In 1982 nurseryman turned vigneron Garry Crittenden planted two hectares of vines, and in so doing doubled the size of overall plantings on the Mornington Peninsula. It has been suggested he also introduced barbera, nebbiolo, dolcetto and sangiovese to Victoria and Australia. Victoria may be correct, but not Australia: the wealthy Italian construction engineers Carlo Salteri and Franco Belgiorno-Nettis built a 1000-tonne winery in 1974 in Mudgee, and planted 1.5ha of barbera, 1ha of nebbiolo and 0.65ha of sangiovese.

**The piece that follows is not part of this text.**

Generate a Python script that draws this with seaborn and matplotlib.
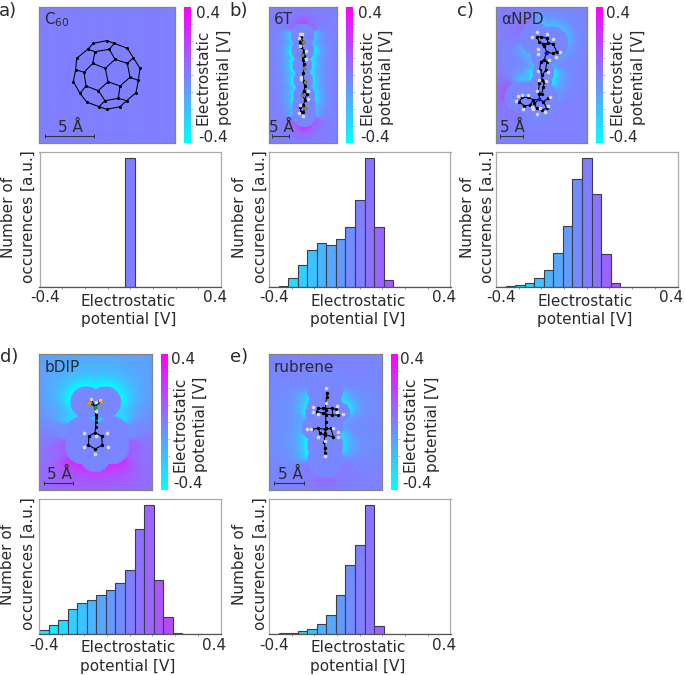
import matplotlib
matplotlib.use('Agg')
import matplotlib.pyplot as plt
import seaborn as sns
import numpy as np

sns.set_theme(style='white')
plt.rcParams['font.family'] = ['DejaVu Sans']

W, H = 685, 675
FS = 11
TXT = '#2a2a2a'
GRAY = '#9a9a9a'

pot_ticks = [-0.4, 0.4]
bin_edges = list(np.linspace(-0.4, 0.4, 20))
bin_centers = [(a + b) / 2 for a, b in zip(bin_edges[:-1], bin_edges[1:])]

c60_counts = [0, 0, 0, 0, 0, 0, 0, 0, 0, 1, 0, 0, 0, 0, 0, 0, 0, 0, 0]
t6_counts = [0, .005, .07, .168, .287, .341, .33, .372, .468, .674, 1, .47, .052, 0, 0, 0, 0, 0, 0]
npd_counts = [.003, .008, .016, .03, .072, .132, .264, .478, .84, 1, .723, .258, .03, 0, 0, 0, 0, 0, 0]
bdip_counts = [.031, .07, .108, .193, .24, .265, .30, .34, .40, .50, .82, 1, .418, .134, .005, 0, 0, 0, 0]
rub_counts = [0, .005, .008, .023, .039, .075, .147, .30, .54, .69, 1, .062, 0, 0, 0, 0, 0, 0, 0]

c60_bonds = [
    [(320,122),(280,130),(263,148),(285,155),(328,148),(343,130),(320,122)],
    [(343,130),(382,145),(400,173),(382,190),(345,178),(328,148)],
    [(263,148),(230,175),(227,209),(252,217),(278,190),(285,155)],
    [(278,190),(316,205),(345,178)],
    [(227,209),(220,245),(240,280),(258,258),(252,217)],
    [(400,173),(420,205),(415,241),(390,232),(382,190)],
    [(316,205),(324,245),(295,272),(258,258)],
    [(324,245),(360,258),(390,232)],
    [(360,258),(355,295),(315,302),(295,272)],
    [(415,241),(408,278),(380,302),(355,295)],
    [(240,280),(260,306),(297,320),(315,302)],
    [(297,320),(320,328),(360,320),(380,302)],
]
t6_bonds = [[(47,52),(44,65),(48,80),(58,92),(57,108),(54,120),(57,132),(56,145),(55,158),(52,172),
             (56,185),(60,198),(57,212),(65,222),(60,240),(55,255),(45,262),(48,275),(55,275),(60,265),(55,255)],
            [(47,52),(55,66),(48,80)], [(58,92),(51,105),(54,120)], [(52,172),(60,185),(60,198)], [(57,212),(52,225),(60,240)]]
t6_h = [(44,42),(50,41),(41,55),(44,78),(62,92),(62,118),(49,170),(47,178),(70,212),(68,238),(42,278),(55,288),(45,255)]
t6_s = [(55,66),(51,105),(57,145),(60,185),(52,225),(61,265)]

npd_bonds = [[(95,52),(108,50),(125,55),(130,70),(115,72),(103,65),(95,52)],
             [(118,78),(130,70),(145,72),(155,95),(143,100),(125,97),(118,78)],
             [(123,100),(118,120),(107,125),(104,150),(112,165),(122,150),(125,125),(118,120)],
             [(112,165),(110,180),(103,190),(100,215),(110,222),(115,200),(118,185),(110,180)],
             [(103,222),(103,238),(85,240),(70,232),(52,232),(43,245),(58,258),(75,255),(85,240)],
             [(103,238),(115,245),(130,235)], [(115,245),(125,265),(110,270),(95,265),(88,250),(103,238)]]
npd_h = [(97,37),(82,52),(127,42),(143,57),(100,87),(99,103),(165,97),(152,110),(132,120),(100,152),(128,155),
         (102,180),(122,182),(95,213),(70,226),(50,225),(33,242),(40,228),(55,268),(80,262),(85,268),(95,283),
         (120,275),(130,258),(135,230),(105,265)]
npd_n = [(123,100),(103,238)]

bdip_bonds = [[(90,143),(72,153),(70,180),(91,192),(112,180),(110,153),(90,143)],
              [(90,143),(92,125),(92,112),(92,100),(92,90),(90,65)],
              [(90,65),(72,53)], [(90,65),(108,50)], [(90,65),(78,43)], [(90,65),(104,45)]]
bdip_h = [(78,43),(92,50),(104,45),(92,78),(92,152),(56,145),(127,145),(56,185),(128,185),(91,207)]
bdip_b = [(90,65)]
bdip_f = [(72,53),(108,50)]

rub_bonds = [[(97,40),(95,50),(92,70),(92,90),(92,105),(92,125),(92,145),(90,160),(88,185),(90,205),(90,220)],
             [(68,85),(85,85),(110,85),(122,88)], [(65,95),(85,100),(110,105),(130,105)],
             [(50,148),(70,145),(90,148),(108,145)], [(75,160),(90,165),(115,170)],
             [(68,85),(65,95)], [(110,85),(110,105)], [(70,145),(75,160)], [(108,145),(115,170)]]
rub_h = [(93,25),(90,227),(55,80),(125,78),(55,95),(68,103),(127,95),(145,102),(48,148),(37,148),(115,143),
         (130,157),(70,170),(130,172),(92,70),(90,182)]

# round masks of the potential maps, page px: x, y, r
t6_mask = [(302.5,35,12),(302.5,50,11.5),(302,65,10),(303,80,10),(304,95,11),(304,105,12),(304,115,12)]
npd_mask = [(535,38,16),(552,42,16),(543,55,13),(543,72,11),(541,83,11),(520,97,16),(538,100,20),(548,103,11)]
bdip_mask = [(86,402,16),(105,402,16),(82,433,17),(112,433,17),(82,447,17),(112,447,17),(95,457,15),(95,440,18)]
rub_mask = [(325,390,18),(325,408,18),(325,425,18),(325,445,18),(325,460,18),(315,412,10),(340,412,10),(312,428,11),(332,428,11)]

# potential next to the mask edge, page px: x, y, value
t6_edge = [(290,35,-.3),(290,55,-.4),(290,75,-.4),(291,95,-.35),(292,112,-.2),(315,35,-.25),(315,55,-.4),(315,75,-.38),
           (315,95,-.35),(315,112,-.2),(302,22,.18),(292,27,.08),(312,27,.08),(304,128,.25),(293,122,.12),(315,122,.12)]
npd_edge = [(528,75,-.4),(559,78,-.4),(548,26,-.25),(530,62,-.2),(560,60,-.12),(555,95,-.1),(505,92,.15),(518,25,.07),
            (535,122,-.03),(565,110,0),(510,110,.05),(528,85,-.05)]
bdip_edge = [(95,385,-.42),(72,395,-.42),(118,395,-.42),(68,415,-.32),(122,415,-.32),(65,430,-.06),(129,430,-.06),
             (62,448,.12),(132,448,.12),(72,465,.28),(118,465,.28),(95,474,.22)]
rub_edge = [(306,405,-.35),(344,405,-.35),(306,447,-.42),(346,440,-.35),(308,425,-.15),(350,425,-.12),(325,372,-.02),
            (325,478,.08),(310,380,-.05),(340,380,-.05),(312,470,.02),(340,470,.02)]

panels = [
    dict(letter='a)', lx=-1, ly=11, title='C$_{60}$', tx=44, img=(39, 174.5), cbx=184, hx=39.5, top=7,
         counts=c60_counts, mask=[], edge=[], decay=9, far=0, bonds=c60_bonds, org=(0, 0), h=[], extra=[],
         bar=(45, 94), size=5, cbl=(17, 12, 33), ylab=(-31, -11)),
    dict(letter='b)', lx=229, ly=11, title='6T', tx=274, img=(269, 337), cbx=346, hx=269, top=7,
         counts=t6_counts, mask=t6_mask, edge=t6_edge, decay=6, far=0, bonds=t6_bonds, org=(285, 20), h=t6_h,
         extra=[(t6_s, '#8a8a10')], bar=(272, 289), size=6, cbl=(17, 14, 34), ylab=(-29, -9)),
    dict(letter='c)', lx=457, ly=11, title='αNPD', tx=501, img=(496, 587), cbx=596, hx=496, top=7,
         counts=npd_counts, mask=npd_mask, edge=npd_edge, decay=6, far=.05, bonds=npd_bonds, org=(505, 20), h=npd_h,
         extra=[(npd_n, '#1010e0')], bar=(500, 523), size=6, cbl=(15, 14, 35), ylab=(-29, -9)),
    dict(letter='d)', lx=0, ly=357, title='bDIP', tx=45, img=(39, 152), cbx=161, hx=39, top=354,
         counts=bdip_counts, mask=bdip_mask, edge=bdip_edge, decay=10, far=.3, bonds=bdip_bonds, org=(65, 385), h=bdip_h,
         extra=[(bdip_b, '#10a030'), (bdip_f, '#d8a020')], bar=(44, 73), size=6, cbl=(15, 12, 33), ylab=(-31, -11)),
    dict(letter='e)', lx=230, ly=357, title='rubrene', tx=274, img=(269, 382), cbx=391, hx=269, top=354,
         counts=rub_counts, mask=rub_mask, edge=rub_edge, decay=7, far=.15, bonds=rub_bonds, org=(295, 380), h=rub_h,
         extra=[], bar=(274, 304), size=6, cbl=(14, 12, 34), ylab=(-29, -9)),
]

fig = plt.figure(figsize=(W / 100, H / 100), dpi=100)
fig.patch.set_facecolor('white')


def px_axes(l, t, r, b):
    return fig.add_axes([l / W, 1 - b / H, (r - l) / W, (b - t) / H])


def px_text(x, y, s, **kw):
    kw.setdefault('fontsize', FS)
    kw.setdefault('color', TXT)
    kw.setdefault('ha', 'center')
    kw.setdefault('va', 'center')
    fig.text(x / W, 1 - y / H, s, **kw)


def to_page(pts, org):
    return [org[0] + p[0] / 3 for p in pts], [org[1] + p[1] / 3 for p in pts]


def potential_map(X, Y, mask, edge, decay, far):
    # edge values spread out over the map, fading away from the mask
    field = np.zeros(X.shape)
    if not mask:
        return field
    dist = np.full(X.shape, 1e9)
    for mx, my, mr in mask:
        dist = np.minimum(dist, np.hypot(X - mx, Y - my) - mr)
    top, bottom = 0, 0
    for ex, ey, v in edge:
        wt = 1 / (np.hypot(X - ex, Y - ey) ** 4 + 1)
        top = top + wt * v
        bottom = bottom + wt
    amp = top / bottom
    field = amp * (far + (1 - far) * np.exp(-np.clip(dist, 0, None) / decay))
    field[dist < 0] = -0.02
    return field


cmap = plt.get_cmap('cool')
norm = plt.Normalize(-0.4, 0.4)

for p in panels:
    top = p['top']
    l, r = p['img']
    b = top + 136

    # potential map
    ax = px_axes(l, top, r, b)
    X, Y = np.meshgrid(np.arange(l, r, 0.5), np.arange(top, b, 0.5))
    field = potential_map(X, Y, p['mask'], p['edge'], p['decay'], p['far'])
    ax.imshow(field, cmap=cmap, norm=norm, extent=(l, r, b, top), aspect='auto', interpolation='bilinear')

    # molecule
    for chain in p['bonds']:
        xs, ys = to_page(chain, p['org'])
        ax.plot(xs, ys, color='black', lw=0.75, solid_capstyle='round')
    atoms = sorted({a for chain in p['bonds'] for a in chain})
    xs, ys = to_page(atoms, p['org'])
    sns.scatterplot(x=xs, y=ys, ax=ax, color='black', s=p['size'], linewidth=0, zorder=3)
    if p['h']:
        xs, ys = to_page(p['h'], p['org'])
        sns.scatterplot(x=xs, y=ys, ax=ax, color='#d8d8d8', s=7, linewidth=0, zorder=4)
    for pts, col in p['extra']:
        xs, ys = to_page(pts, p['org'])
        sns.scatterplot(x=xs, y=ys, ax=ax, color=col, s=7, linewidth=0, zorder=5)

    # scale bar
    b0, b1 = p['bar']
    ax.plot([b0, b1], [b - 7, b - 7], color='#333333', lw=0.8, marker='|', ms=3.5, mew=0.7)
    ax.text((b0 + b1) / 2 + 1, b - 16, '5 Å', fontsize=FS, color=TXT, ha='center', va='center')
    ax.text(p['tx'], top + 13, p['title'], fontsize=FS, color=TXT, ha='left', va='center')
    ax.set_xlim(l, r)
    ax.set_ylim(b, top)
    ax.set_xticks([])
    ax.set_yticks([])
    for s in ax.spines.values():
        s.set_color('#858585')
        s.set_linewidth(0.9)

    # colorbar
    cax = px_axes(p['cbx'], top, p['cbx'] + 7, b)
    cb = fig.colorbar(plt.cm.ScalarMappable(norm=norm, cmap=cmap), cax=cax)
    cb.set_ticks(np.arange(-0.3, 0.31, 0.1))
    cb.ax.tick_params(length=1.5, width=0.5, color=GRAY, labelright=False, right=True, pad=0)
    cb.outline.set_visible(False)
    cx = p['cbx'] + 7
    tick_dx, lab1, lab2 = p['cbl']
    px_text(cx + tick_dx, top + 6, str(pot_ticks[1]))
    px_text(cx + tick_dx + 5, top + 130, str(pot_ticks[0]))
    px_text(cx + lab1, top + 70, 'Electrostatic', rotation=90)
    px_text(cx + lab2, top + 70, 'potential [V]', rotation=90)

    # histogram
    hl = p['hx']
    ht = top + 145
    hb = top + 280
    hax = px_axes(hl, ht, hl + 181.5, hb)
    sns.histplot(x=bin_centers, weights=p['counts'], bins=bin_edges, ax=hax, color='#7f7fff',
                 edgecolor='#3c3c50', linewidth=0.8, alpha=1)
    for patch, cen in zip(hax.patches, bin_centers):
        patch.set_facecolor(cmap(norm(cen)))
    hax.set_xlim(-0.4, 0.4)
    hax.set_ylim(0, 1.05)
    hax.set_xticks(np.arange(-0.3, 0.31, 0.1))
    hax.set_xticklabels([])
    hax.set_yticks([])
    hax.set_xlabel('')
    hax.set_ylabel('')
    hax.tick_params(axis='x', length=1.5, width=0.5, color='#777777', direction='out', bottom=True)
    for side, s in hax.spines.items():
        s.set_color('#aaaaaa' if side != 'bottom' else '#555555')
        s.set_linewidth(0.9)
    px_text(hl + 5.5, hb + 11, str(pot_ticks[0]))
    px_text(hl + 175.5, hb + 11, str(pot_ticks[1]))
    px_text(hl + 89, hb + 14, 'Electrostatic')
    px_text(hl + 89, hb + 32, 'potential [V]')
    px_text(hl + p['ylab'][0], ht + 65, 'Number of', rotation=90)
    px_text(hl + p['ylab'][1], ht + 65, 'occurences [a.u.]', rotation=90)

    px_text(p['lx'], p['ly'], p['letter'], fontsize=13, ha='left')

fig.savefig('out.png', dpi=100)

All of which shouldn’t obscure Crittenden’s 40-year contribution to the cause of Australia’s wine, especially through the lens of viticulture. He introduced a vine training system designed to maximise the interception of sunlight, and brought expertise on soil composition (trace elements, good or bad). His energy spilled over from making to marketing and sales.
Winemaker son Rollo and marketer daughter Zoe became joint managing directors four years ago. With their father’s encouragement, they have embarked on the grand ship sustainability in no uncertain fashion. In 2017 they converted the cellar door, office and winery to solar; prior to the 2018 vintage they invested $50,000 to install a waste water treatment plant which permits the discharge of the treated water into the town sewerage system. Previously they tapped into a nearby recycled water outfall for irrigation of the vineyard and the landscaped lawns and gardens.

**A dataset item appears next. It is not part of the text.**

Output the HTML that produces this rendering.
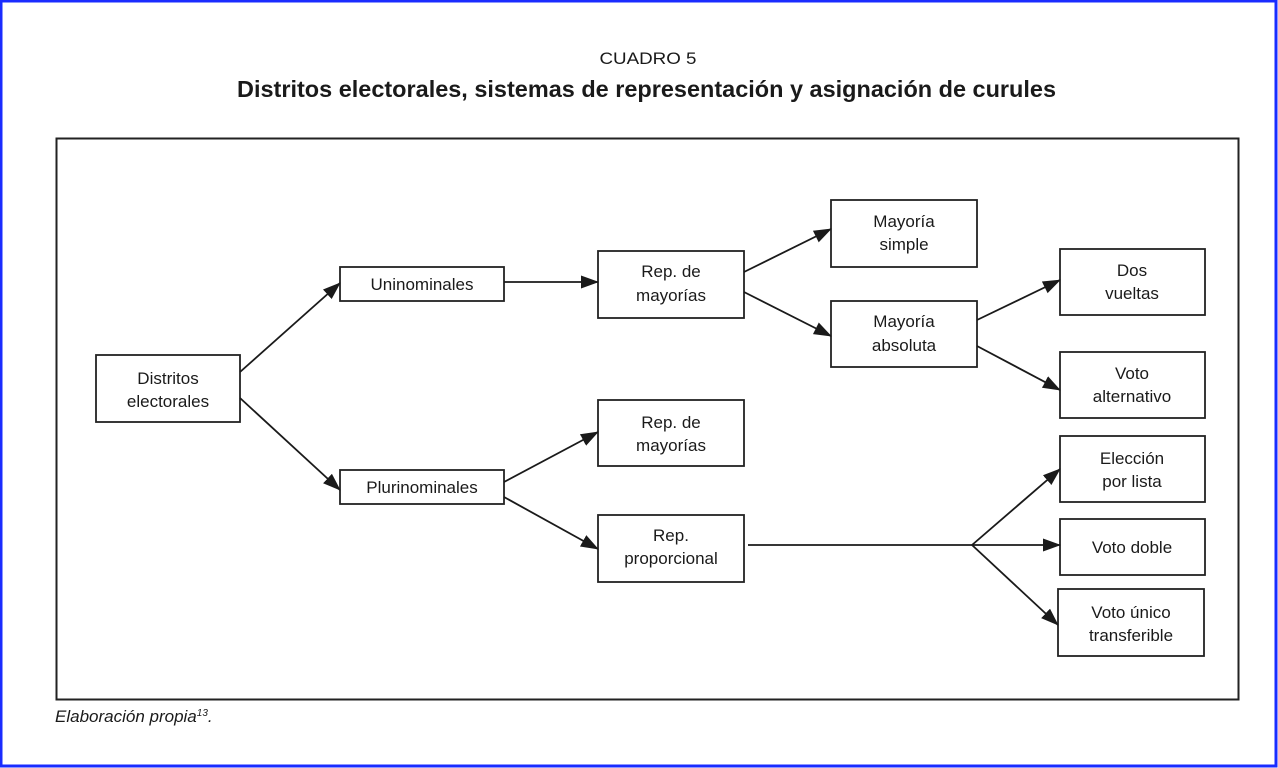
<!DOCTYPE html>
<html><head><meta charset="utf-8"><style>
html,body{margin:0;padding:0;background:#fff;}
svg{display:block;}
text{font-family:"Liberation Sans",sans-serif;fill:#1a1a1a;}
</style></head><body>
<svg width="1278" height="768" viewBox="0 0 1278 768" xmlns="http://www.w3.org/2000/svg">
<defs>
<marker id="b" markerWidth="20" markerHeight="14" refX="17" refY="7" orient="auto" markerUnits="userSpaceOnUse"><path d="M0,0.5 L18,7 L0,13.5 z" fill="#1a1a1a"/></marker></defs>
<rect x="1" y="1" width="1275" height="765" fill="#fff" stroke="#1a2cff" stroke-width="3"/>
<text x="648" y="64" font-size="17" text-anchor="middle" textLength="97" lengthAdjust="spacingAndGlyphs">CUADRO 5</text>
<text x="237" y="97" font-size="23" font-weight="bold" textLength="819" lengthAdjust="spacingAndGlyphs">Distritos electorales, sistemas de representación y asignación de curules</text>
<rect x="56.5" y="138.5" width="1182" height="561" fill="none" stroke="#222" stroke-width="2"/>
<g fill="#fff" stroke="#222" stroke-width="1.8">
<rect x="96" y="355" width="144" height="67"/>
<rect x="340" y="267" width="164" height="34"/>
<rect x="340" y="470" width="164" height="34"/>
<rect x="598" y="251" width="146" height="67"/>
<rect x="598" y="400" width="146" height="66"/>
<rect x="598" y="515" width="146" height="67"/>
<rect x="831" y="200" width="146" height="67"/>
<rect x="831" y="301" width="146" height="66"/>
<rect x="1060" y="249" width="145" height="66"/>
<rect x="1060" y="352" width="145" height="66"/>
<rect x="1060" y="436" width="145" height="66"/>
<rect x="1060" y="519" width="145" height="56"/>
<rect x="1058" y="589" width="146" height="67"/>
</g>
<g stroke="#1a1a1a" stroke-width="1.8" fill="none" marker-end="url(#b)">
<line x1="240" y1="372" x2="340" y2="283"/>
<line x1="240" y1="398" x2="340" y2="490"/>
<line x1="504" y1="282" x2="598" y2="282"/>
<line x1="504" y1="482" x2="598" y2="432"/>
<line x1="504" y1="497" x2="598" y2="549"/>
<line x1="744" y1="272" x2="831" y2="229"/>
<line x1="744" y1="292" x2="831" y2="336"/>
<line x1="977" y1="320" x2="1060" y2="280"/>
<line x1="977" y1="346" x2="1060" y2="390"/>
<line x1="972" y1="545" x2="1060" y2="469"/>
<line x1="972" y1="545" x2="1060" y2="545"/>
<line x1="972" y1="545" x2="1058" y2="625"/>
</g>
<line x1="748" y1="545" x2="972" y2="545" stroke="#1a1a1a" stroke-width="1.8"/>
<g font-size="17" text-anchor="middle">
<text x="168" y="384">Distritos</text><text x="168" y="407">electorales</text>
<text x="422" y="290">Uninominales</text>
<text x="422" y="493">Plurinominales</text>
<text x="671" y="277">Rep. de</text><text x="671" y="301">mayorías</text>
<text x="671" y="428">Rep. de</text><text x="671" y="451">mayorías</text>
<text x="671" y="541">Rep.</text><text x="671" y="564">proporcional</text>
<text x="904" y="227">Mayoría</text><text x="904" y="250">simple</text>
<text x="904" y="327">Mayoría</text><text x="904" y="351">absoluta</text>
<text x="1132" y="276">Dos</text><text x="1132" y="299">vueltas</text>
<text x="1132" y="379">Voto</text><text x="1132" y="402">alternativo</text>
<text x="1132" y="464">Elección</text><text x="1132" y="487">por lista</text>
<text x="1132" y="553">Voto doble</text>
<text x="1131" y="618">Voto único</text><text x="1131" y="641">transferible</text>
</g>
<text x="55" y="722" font-size="17" font-style="italic">Elaboración propia<tspan font-size="10" dy="-6">13</tspan><tspan dy="6">.</tspan></text>
</svg>
</body></html>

From the big (a 500 cubic metre compost heap working on a 12-month cycle) to the small (three bee hives improving the pollination and fruitset on the diverse population of fruit trees in the gardens and providing cold-pressed raw honey on the sale at the Wine Centre). And what a Wine Centre it is. Visitors are taken to a table to be seated for a tailored tasting in surroundings akin to home. For $15 per head they taste eight wines from over 20 wines on release at any one time.
Covid-19 has one enduring benefit: ending the jostling at a bar with outstretched arms.

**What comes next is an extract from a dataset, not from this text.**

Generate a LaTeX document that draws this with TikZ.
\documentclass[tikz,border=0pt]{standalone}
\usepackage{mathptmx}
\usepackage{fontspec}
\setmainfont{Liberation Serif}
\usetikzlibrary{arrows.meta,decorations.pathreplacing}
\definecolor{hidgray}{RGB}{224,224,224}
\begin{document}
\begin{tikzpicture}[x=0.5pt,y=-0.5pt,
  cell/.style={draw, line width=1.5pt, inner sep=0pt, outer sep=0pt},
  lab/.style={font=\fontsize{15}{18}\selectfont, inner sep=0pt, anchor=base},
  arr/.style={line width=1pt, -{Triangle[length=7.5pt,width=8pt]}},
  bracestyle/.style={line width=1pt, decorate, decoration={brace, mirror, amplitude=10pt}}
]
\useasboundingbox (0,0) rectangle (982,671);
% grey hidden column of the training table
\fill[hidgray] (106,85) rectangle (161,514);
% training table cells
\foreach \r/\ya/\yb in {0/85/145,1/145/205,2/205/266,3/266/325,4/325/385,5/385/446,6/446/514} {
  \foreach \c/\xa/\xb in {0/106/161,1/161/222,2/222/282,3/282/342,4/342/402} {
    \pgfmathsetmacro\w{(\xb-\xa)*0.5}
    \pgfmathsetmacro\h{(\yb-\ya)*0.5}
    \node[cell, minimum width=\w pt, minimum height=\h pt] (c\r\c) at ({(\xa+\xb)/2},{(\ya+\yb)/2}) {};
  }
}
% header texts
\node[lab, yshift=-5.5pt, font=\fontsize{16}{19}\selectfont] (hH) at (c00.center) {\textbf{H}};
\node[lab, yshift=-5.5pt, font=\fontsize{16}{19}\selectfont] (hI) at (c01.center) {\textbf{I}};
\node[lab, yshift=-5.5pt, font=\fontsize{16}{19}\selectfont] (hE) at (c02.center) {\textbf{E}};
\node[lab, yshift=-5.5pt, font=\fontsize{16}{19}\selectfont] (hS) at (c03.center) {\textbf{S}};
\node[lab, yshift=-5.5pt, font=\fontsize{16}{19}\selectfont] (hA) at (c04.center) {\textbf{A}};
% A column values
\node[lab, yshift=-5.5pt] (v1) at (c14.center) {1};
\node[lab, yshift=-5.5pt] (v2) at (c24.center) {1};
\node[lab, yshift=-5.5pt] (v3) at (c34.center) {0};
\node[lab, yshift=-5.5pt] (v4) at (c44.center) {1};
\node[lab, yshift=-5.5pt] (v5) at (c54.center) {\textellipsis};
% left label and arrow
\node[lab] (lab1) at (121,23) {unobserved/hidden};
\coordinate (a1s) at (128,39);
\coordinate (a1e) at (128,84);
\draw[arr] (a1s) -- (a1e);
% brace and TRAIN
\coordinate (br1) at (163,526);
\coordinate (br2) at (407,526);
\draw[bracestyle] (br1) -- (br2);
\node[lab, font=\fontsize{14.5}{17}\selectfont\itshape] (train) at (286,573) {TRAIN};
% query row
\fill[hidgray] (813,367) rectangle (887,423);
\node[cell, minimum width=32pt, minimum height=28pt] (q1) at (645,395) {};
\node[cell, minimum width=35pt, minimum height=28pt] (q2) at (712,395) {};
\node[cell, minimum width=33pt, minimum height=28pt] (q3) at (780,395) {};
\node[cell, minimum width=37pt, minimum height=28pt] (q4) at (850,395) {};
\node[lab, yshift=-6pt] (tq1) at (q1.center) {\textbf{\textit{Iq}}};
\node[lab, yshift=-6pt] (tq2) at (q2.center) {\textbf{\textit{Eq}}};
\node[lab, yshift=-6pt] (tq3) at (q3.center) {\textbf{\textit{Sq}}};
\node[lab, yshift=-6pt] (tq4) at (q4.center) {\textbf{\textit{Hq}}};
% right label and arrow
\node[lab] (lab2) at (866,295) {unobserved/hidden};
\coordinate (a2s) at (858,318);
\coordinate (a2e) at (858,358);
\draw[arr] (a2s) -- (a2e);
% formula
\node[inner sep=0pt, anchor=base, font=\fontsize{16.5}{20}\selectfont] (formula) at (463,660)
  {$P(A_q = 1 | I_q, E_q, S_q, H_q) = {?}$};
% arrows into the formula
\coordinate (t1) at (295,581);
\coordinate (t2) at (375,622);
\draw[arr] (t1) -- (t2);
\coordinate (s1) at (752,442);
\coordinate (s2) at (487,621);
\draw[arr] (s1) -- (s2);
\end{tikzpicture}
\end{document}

2020 Crittenden Estate Cri de Coeur Pinot Noir
Hand-picked, 60% destemmed, 40% whole bunch, separately fermented, 14 days on skins. Matured in French barriques and puncheons (60% new) for 11 months. A perfumed and spicy bouquet is spotlessly clean, as is the light-bodied yet intense palate. Red and blue fruits hold sway, the oak integrated.
96 points, drink to 2030, 12.8% alc, Diam, $90
2021 Crittenden Estate Kangerong Rose
This is a Rolls Royce Rose: 100% Home Vineyard pinot noir whole bunch-pressed; fermented and matured for 8 months in used French barriques, mlf blocked and the finish is dry. The great ’21 vintage results in a delicious pomegranate-infused wine replete with a touch of citrus.
95 points, drink to 2026, 13% alc, Screwcap, $45
2021 Crittenden Estate Peninsula Chardonnay
Hand-picked, whole bunch-pressed, wild fermented in French oak (5% new), matured for 9 months. 30% mlf gives the wine a creamy cashew nuance to the fig and stone fruit palate; grapefruit makes a final curtain call. Overall, has good line, length and balance.